A recent clampdown on foreign-owned consultancies operating in China is causing concern. The consultancies and business research groups provide financiers – from hedge funds to private equity firms – access to industry experts and investigators who have been able to supply valuable corporate information in the past.

 

KCSGE CEO Stuart Poole-Robb says: “China is effectively cutting off international access to various databases involving corporate registration, patents and even official statistical yearbooks.

“The government in Beijing postponed the release of several major economic reports last year, including GDP figures.
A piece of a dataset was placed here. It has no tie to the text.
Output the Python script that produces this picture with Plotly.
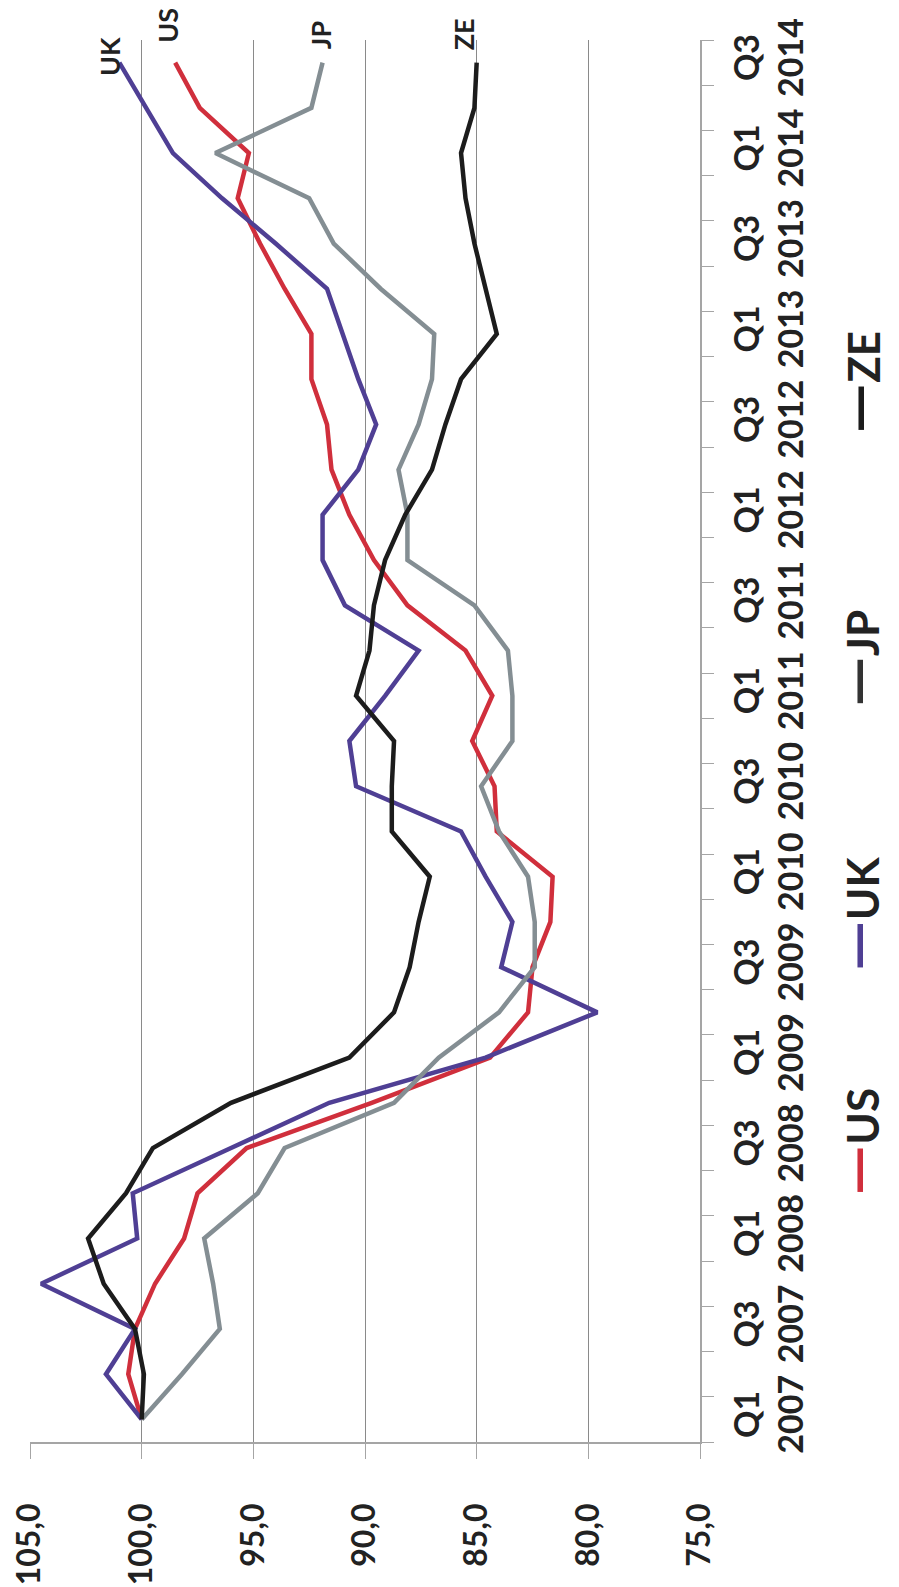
import plotly.graph_objects as go

# quarters Q1 2007 .. Q3 2014
quarters = [f"Q{q} {y}" for y in range(2007, 2015) for q in (1, 2, 3, 4)][:31]
tick_text = [q.replace(" ", "<br>") if q.startswith(("Q1", "Q3")) else "" for q in quarters]

us = [100.0, 100.6, 100.3, 99.4, 98.1, 97.5, 95.3, 89.7, 84.4, 82.7, 82.5, 81.7, 81.6, 84.1, 84.2, 85.2,
      84.3, 85.5, 88.1, 89.6, 90.7, 91.5, 91.7, 92.4, 92.4, 93.6, 94.7, 95.7, 95.2, 97.4, 98.5]
uk = [100.0, 101.6, 100.3, 104.5, 100.2, 100.4, 96.0, 91.6, 84.6, 79.6, 83.9, 83.4, 84.6, 85.7, 90.4, 90.7,
      89.1, 87.6, 90.9, 91.9, 91.9, 90.3, 89.5, 90.3, 91.0, 91.7, 94.0, 96.4, 98.6, 99.8, 101.0]
jp = [100.0, 98.2, 96.5, 96.8, 97.2, 94.8, 93.6, 88.7, 86.7, 84.0, 82.4, 82.4, 82.7, 84.0, 84.8, 83.4,
      83.4, 83.6, 85.1, 88.1, 88.1, 88.5, 87.6, 87.0, 86.9, 89.3, 91.4, 92.5, 96.7, 92.4, 91.9]
ze = [100.0, 99.9, 100.3, 101.7, 102.4, 100.7, 99.5, 96.0, 90.7, 88.7, 88.0, 87.6, 87.1, 88.8, 88.8, 88.7,
      90.4, 89.8, 89.6, 89.1, 88.2, 87.0, 86.4, 85.7, 84.1, 84.6, 85.1, 85.5, 85.7, 85.1, 85.0]

names = ["US", "UK", "JP", "ZE"]
colors = ["#d02f3c", "#4f3f94", "#848e93", "#1c1c1c"]
legend_dash = ["#d02f3c", "#4f3f94", "#333333", "#1c1c1c"]

FONT = "Lato"

fig = go.Figure()
for name, vals, col in zip(names, [us, uk, jp, ze], colors):
    # chart is turned on its side: values run along x, time along y
    fig.add_trace(go.Scatter(x=vals, y=quarters, mode="lines", name=name,
                             line=dict(color=col, width=4.5)))

# series labels at the end of each line
shifts = {"UK": (-10, 6), "US": (-8, 37), "JP": (-2, 28), "ZE": (-13, 28)}
for name, vals in zip(names, [us, uk, jp, ze]):
    dx, dy = shifts[name]
    fig.add_annotation(x=vals[-1], y=quarters[-1], text=name, showarrow=False, textangle=-90,
                       xanchor="center", yanchor="middle", xshift=dx, yshift=dy,
                       font=dict(family=FONT, size=27, weight="bold", color="#222222"))

# legend, rotated like the rest of the chart
legend_y = [0.214, 0.377, 0.559, 0.756]
for name, dcol, ly in zip(names, legend_dash, legend_y):
    fig.add_annotation(xref="paper", yref="paper", x=1.231, y=ly, showarrow=False, textangle=-90,
                       xanchor="center", yanchor="middle",
                       text=f"<span style='color:{dcol};font-size:64px'>—</span>{name}",
                       font=dict(family=FONT, size=44, weight="bold", color="#222222"))

fig.update_xaxes(range=[105, 75], dtick=5, tickformat=".1f", showgrid=True, gridcolor="#8a8a8a",
                 gridwidth=1, zeroline=False, showline=True, linecolor="#a5a5a5", linewidth=1.5,
                 ticks="outside", ticklen=15, tickcolor="#a5a5a5", tickangle=-90,
                 ticklabelstandoff=32, ticklabeloverflow="allow", automargin=False,
                 tickfont=dict(family=FONT, size=32, weight="bold", color="#222222"))
fig.update_yaxes(type="category", range=[-0.5, 30.5], side="right", tickvals=quarters, ticktext=tick_text,
                 tickson="boundaries", ticks="outside", ticklen=12, tickcolor="#a5a5a5",
                 showgrid=False, showline=True, linecolor="#a5a5a5", linewidth=1.5, tickangle=-90,
                 ticklabelstandoff=16, automargin=False,
                 tickfont=dict(family=FONT, size=34, weight="bold", color="#222222"))

# the page adds an 8px body margin, so margins are trimmed by that much on the left/top
fig.update_layout(width=899, height=1587, margin=dict(l=22, r=207, t=32, b=153),
                  paper_bgcolor="white", plot_bgcolor="white", showlegend=False, separators=",.")

fig.write_html("out.html")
“Then in February 2023, the government urged state-owned firms to phase out using the four big international accountancy firms – PricewaterhouseCoopers, Ernst & Young, KPMG and Deloitte – citing concerns about data security.

“At the end of April, China’s lawmakers passed new anti-espionage laws, which banned the transfer of any information relating to national security and broadened the definition of spying.”

 

The official state press agency Xinhua published the law, which appears to classify documents, data, materials and items related to national security and interests on the same level as state secrets. It also categorises cyber attacks against state organs as espionage. The new laws come into force in July.

With tensions between China and the US growing, American consultancies are under the spotlight. Authorities have targeted global companies Bain & Co, the Mintz Group and Capvision in recent weeks. Police have visited the offices of Capvision and detained local staff at the Mintz Group.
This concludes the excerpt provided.